→ WORK INSTRUCTIONS
Search the material for "this" and show all lines that contain it.
:::
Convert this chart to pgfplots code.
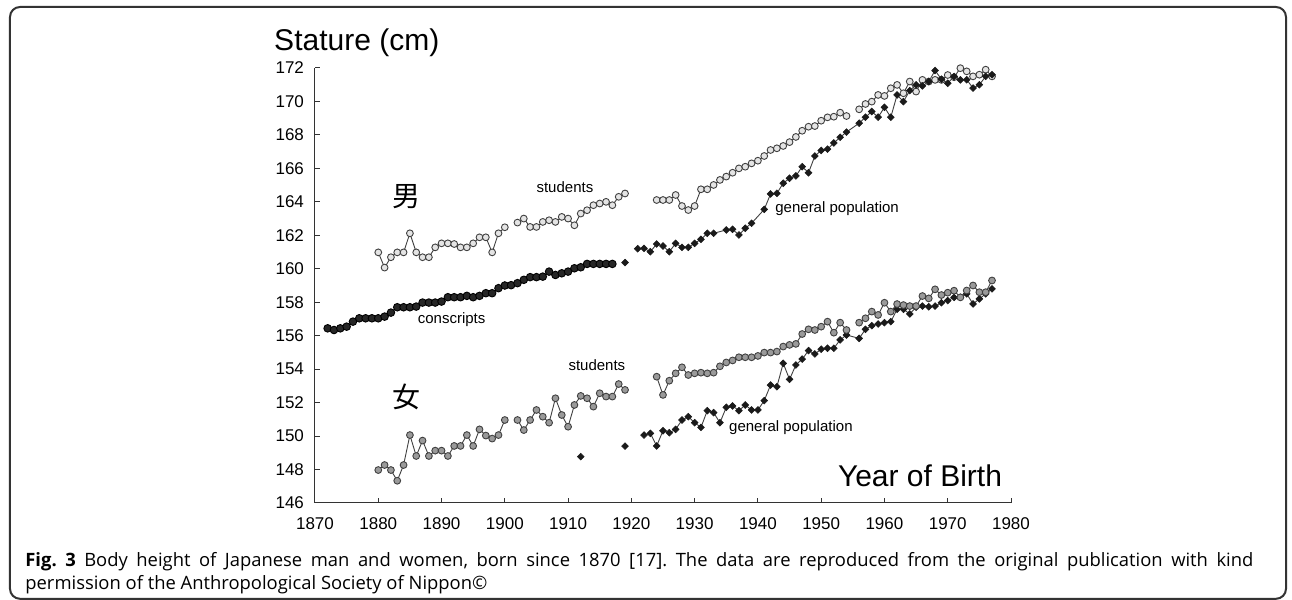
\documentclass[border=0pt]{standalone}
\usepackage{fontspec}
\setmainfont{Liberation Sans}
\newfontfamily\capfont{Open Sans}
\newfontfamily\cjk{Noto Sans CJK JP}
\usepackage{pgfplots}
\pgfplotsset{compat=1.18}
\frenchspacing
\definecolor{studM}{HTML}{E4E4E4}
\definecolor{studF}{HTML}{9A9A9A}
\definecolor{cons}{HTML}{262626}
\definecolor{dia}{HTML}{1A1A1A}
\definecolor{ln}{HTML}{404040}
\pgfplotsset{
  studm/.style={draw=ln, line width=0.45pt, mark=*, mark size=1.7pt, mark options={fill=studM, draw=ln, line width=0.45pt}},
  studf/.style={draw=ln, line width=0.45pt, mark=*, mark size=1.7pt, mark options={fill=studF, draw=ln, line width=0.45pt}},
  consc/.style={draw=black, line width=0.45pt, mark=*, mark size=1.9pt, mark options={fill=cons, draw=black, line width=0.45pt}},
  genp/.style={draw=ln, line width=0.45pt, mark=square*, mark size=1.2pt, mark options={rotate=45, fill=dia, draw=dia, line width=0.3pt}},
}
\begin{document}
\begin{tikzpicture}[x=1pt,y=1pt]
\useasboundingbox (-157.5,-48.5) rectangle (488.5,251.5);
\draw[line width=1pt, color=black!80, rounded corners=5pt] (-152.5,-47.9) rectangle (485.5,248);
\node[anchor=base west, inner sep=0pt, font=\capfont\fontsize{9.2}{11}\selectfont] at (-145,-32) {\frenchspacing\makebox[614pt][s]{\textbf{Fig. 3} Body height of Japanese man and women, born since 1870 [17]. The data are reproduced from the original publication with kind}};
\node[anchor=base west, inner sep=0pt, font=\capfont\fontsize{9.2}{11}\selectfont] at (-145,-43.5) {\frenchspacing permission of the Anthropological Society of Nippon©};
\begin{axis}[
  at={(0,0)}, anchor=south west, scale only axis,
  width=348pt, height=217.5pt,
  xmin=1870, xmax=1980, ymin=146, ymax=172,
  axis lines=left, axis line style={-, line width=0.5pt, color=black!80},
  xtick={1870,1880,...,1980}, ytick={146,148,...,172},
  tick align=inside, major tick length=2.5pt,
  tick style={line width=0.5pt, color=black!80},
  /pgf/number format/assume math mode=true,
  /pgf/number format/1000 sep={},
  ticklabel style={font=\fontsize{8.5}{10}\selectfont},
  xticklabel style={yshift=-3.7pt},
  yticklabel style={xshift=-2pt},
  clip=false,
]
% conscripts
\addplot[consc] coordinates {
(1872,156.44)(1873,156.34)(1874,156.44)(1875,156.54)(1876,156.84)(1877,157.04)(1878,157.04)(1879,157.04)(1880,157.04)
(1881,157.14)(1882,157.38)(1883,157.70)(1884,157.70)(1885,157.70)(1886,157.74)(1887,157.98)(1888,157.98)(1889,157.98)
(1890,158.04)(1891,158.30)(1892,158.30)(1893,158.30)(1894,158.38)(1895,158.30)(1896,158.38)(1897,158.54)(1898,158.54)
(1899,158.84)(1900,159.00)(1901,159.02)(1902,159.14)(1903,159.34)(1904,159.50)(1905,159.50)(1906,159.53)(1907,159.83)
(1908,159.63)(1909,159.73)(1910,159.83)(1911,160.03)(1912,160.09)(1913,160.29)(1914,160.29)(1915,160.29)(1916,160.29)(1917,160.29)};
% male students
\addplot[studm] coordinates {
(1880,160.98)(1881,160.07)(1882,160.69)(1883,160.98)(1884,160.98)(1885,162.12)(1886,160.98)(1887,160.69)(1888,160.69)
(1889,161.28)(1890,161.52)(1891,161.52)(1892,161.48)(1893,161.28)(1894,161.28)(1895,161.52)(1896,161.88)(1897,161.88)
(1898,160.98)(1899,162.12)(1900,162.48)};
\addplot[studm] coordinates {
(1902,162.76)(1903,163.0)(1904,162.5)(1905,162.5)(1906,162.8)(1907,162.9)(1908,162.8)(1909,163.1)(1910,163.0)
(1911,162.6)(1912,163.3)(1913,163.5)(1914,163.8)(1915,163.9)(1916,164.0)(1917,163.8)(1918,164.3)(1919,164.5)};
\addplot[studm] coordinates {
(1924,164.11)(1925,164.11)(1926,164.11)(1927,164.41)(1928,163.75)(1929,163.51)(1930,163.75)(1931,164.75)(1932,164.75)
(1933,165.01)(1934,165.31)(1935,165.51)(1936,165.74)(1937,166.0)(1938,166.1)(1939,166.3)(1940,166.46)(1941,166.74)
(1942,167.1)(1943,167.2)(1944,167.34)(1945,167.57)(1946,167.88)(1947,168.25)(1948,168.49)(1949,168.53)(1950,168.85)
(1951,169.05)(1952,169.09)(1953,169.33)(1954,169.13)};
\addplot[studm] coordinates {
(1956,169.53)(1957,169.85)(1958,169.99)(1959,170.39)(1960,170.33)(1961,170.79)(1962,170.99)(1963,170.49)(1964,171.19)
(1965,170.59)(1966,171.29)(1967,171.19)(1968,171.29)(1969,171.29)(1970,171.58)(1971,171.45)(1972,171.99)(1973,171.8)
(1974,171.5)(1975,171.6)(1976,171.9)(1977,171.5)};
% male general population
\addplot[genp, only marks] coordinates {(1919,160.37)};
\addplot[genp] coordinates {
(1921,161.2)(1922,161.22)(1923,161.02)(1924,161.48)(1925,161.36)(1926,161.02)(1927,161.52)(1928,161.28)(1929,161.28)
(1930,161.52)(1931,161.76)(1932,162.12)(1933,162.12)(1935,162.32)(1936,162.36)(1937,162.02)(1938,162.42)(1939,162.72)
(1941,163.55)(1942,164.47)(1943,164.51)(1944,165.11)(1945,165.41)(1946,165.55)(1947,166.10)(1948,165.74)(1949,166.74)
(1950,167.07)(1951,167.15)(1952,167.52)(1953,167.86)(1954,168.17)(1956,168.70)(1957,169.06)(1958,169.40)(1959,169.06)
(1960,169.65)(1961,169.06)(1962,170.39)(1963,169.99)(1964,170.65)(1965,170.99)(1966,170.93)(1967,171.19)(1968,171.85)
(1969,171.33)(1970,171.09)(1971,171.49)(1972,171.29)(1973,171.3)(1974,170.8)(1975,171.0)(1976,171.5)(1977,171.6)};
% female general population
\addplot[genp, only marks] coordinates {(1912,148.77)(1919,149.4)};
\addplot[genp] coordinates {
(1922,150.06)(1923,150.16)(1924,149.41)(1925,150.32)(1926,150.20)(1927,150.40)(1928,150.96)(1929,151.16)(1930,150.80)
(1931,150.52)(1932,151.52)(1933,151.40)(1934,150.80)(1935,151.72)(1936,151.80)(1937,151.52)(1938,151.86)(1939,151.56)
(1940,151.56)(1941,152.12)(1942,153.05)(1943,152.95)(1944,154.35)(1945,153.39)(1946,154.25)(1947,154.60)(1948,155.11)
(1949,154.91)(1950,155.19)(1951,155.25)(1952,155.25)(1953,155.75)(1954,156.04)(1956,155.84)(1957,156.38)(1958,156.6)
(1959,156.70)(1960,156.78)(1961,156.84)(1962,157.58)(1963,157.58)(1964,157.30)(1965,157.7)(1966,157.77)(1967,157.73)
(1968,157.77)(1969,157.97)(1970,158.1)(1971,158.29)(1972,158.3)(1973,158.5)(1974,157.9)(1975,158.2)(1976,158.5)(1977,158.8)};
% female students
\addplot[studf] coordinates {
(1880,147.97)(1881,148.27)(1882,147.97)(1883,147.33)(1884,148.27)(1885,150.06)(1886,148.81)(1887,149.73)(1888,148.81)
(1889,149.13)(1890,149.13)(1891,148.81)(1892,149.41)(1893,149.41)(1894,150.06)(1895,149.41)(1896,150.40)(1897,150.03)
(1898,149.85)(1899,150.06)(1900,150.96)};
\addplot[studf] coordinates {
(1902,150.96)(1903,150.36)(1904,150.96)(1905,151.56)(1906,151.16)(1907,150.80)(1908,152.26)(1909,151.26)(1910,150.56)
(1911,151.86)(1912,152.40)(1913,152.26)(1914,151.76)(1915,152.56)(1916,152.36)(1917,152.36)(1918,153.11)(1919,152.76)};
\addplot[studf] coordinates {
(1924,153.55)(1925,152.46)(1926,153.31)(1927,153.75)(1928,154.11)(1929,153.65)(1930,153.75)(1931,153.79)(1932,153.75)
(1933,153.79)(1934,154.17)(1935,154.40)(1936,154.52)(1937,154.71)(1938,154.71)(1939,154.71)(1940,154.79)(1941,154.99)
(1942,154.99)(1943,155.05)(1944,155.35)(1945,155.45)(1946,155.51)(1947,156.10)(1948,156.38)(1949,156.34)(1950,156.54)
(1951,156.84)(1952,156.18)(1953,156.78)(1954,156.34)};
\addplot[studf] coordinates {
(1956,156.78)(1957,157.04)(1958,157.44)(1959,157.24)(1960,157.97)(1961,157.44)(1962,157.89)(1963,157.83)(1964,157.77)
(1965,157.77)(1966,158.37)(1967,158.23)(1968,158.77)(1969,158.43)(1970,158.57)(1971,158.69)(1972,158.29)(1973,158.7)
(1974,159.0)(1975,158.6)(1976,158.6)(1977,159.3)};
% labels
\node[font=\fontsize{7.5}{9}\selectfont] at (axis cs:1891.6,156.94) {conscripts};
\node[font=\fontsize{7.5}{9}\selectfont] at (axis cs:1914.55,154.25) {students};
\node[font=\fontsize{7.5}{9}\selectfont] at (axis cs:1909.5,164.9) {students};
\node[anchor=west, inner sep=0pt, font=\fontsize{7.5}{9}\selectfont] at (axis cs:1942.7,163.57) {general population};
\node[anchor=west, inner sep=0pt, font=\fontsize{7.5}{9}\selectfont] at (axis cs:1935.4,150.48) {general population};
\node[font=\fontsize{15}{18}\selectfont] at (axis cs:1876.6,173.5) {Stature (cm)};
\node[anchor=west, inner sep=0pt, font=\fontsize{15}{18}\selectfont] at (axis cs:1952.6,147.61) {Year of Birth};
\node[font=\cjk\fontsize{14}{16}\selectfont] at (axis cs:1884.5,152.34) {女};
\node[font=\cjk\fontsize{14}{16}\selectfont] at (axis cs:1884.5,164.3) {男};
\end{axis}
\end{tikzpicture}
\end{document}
:::
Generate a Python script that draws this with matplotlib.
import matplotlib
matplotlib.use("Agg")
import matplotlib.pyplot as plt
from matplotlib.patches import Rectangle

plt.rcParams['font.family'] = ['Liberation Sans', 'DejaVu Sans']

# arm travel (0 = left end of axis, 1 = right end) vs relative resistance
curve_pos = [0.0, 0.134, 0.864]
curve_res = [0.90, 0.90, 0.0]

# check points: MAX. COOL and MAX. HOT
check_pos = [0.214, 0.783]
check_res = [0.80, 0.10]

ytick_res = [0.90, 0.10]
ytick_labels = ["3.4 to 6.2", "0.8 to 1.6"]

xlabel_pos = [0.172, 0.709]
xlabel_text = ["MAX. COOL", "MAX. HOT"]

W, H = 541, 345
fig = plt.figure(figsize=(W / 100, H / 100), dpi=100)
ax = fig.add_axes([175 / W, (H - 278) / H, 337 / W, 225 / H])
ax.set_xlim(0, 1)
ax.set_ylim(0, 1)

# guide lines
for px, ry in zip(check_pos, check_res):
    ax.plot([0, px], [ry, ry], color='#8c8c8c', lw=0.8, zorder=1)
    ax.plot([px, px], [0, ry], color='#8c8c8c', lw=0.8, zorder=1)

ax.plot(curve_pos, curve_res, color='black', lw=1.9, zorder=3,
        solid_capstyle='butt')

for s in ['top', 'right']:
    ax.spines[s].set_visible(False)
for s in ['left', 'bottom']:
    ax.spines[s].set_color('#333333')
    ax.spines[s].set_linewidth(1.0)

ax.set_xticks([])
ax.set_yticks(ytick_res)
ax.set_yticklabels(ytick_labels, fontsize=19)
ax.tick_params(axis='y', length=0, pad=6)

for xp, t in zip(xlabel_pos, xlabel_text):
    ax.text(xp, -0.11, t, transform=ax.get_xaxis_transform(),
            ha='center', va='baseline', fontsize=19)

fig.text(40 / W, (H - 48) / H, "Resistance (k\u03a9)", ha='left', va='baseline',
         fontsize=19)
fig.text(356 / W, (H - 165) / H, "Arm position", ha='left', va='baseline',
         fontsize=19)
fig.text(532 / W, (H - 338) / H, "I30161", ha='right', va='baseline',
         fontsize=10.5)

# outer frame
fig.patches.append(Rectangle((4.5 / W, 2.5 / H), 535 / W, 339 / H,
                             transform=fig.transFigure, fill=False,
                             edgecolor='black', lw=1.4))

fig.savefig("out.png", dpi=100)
:::
→ COMPLETE OUTPUT
Convert this chart to pgfplots code.
Generate a Python script that draws this with matplotlib.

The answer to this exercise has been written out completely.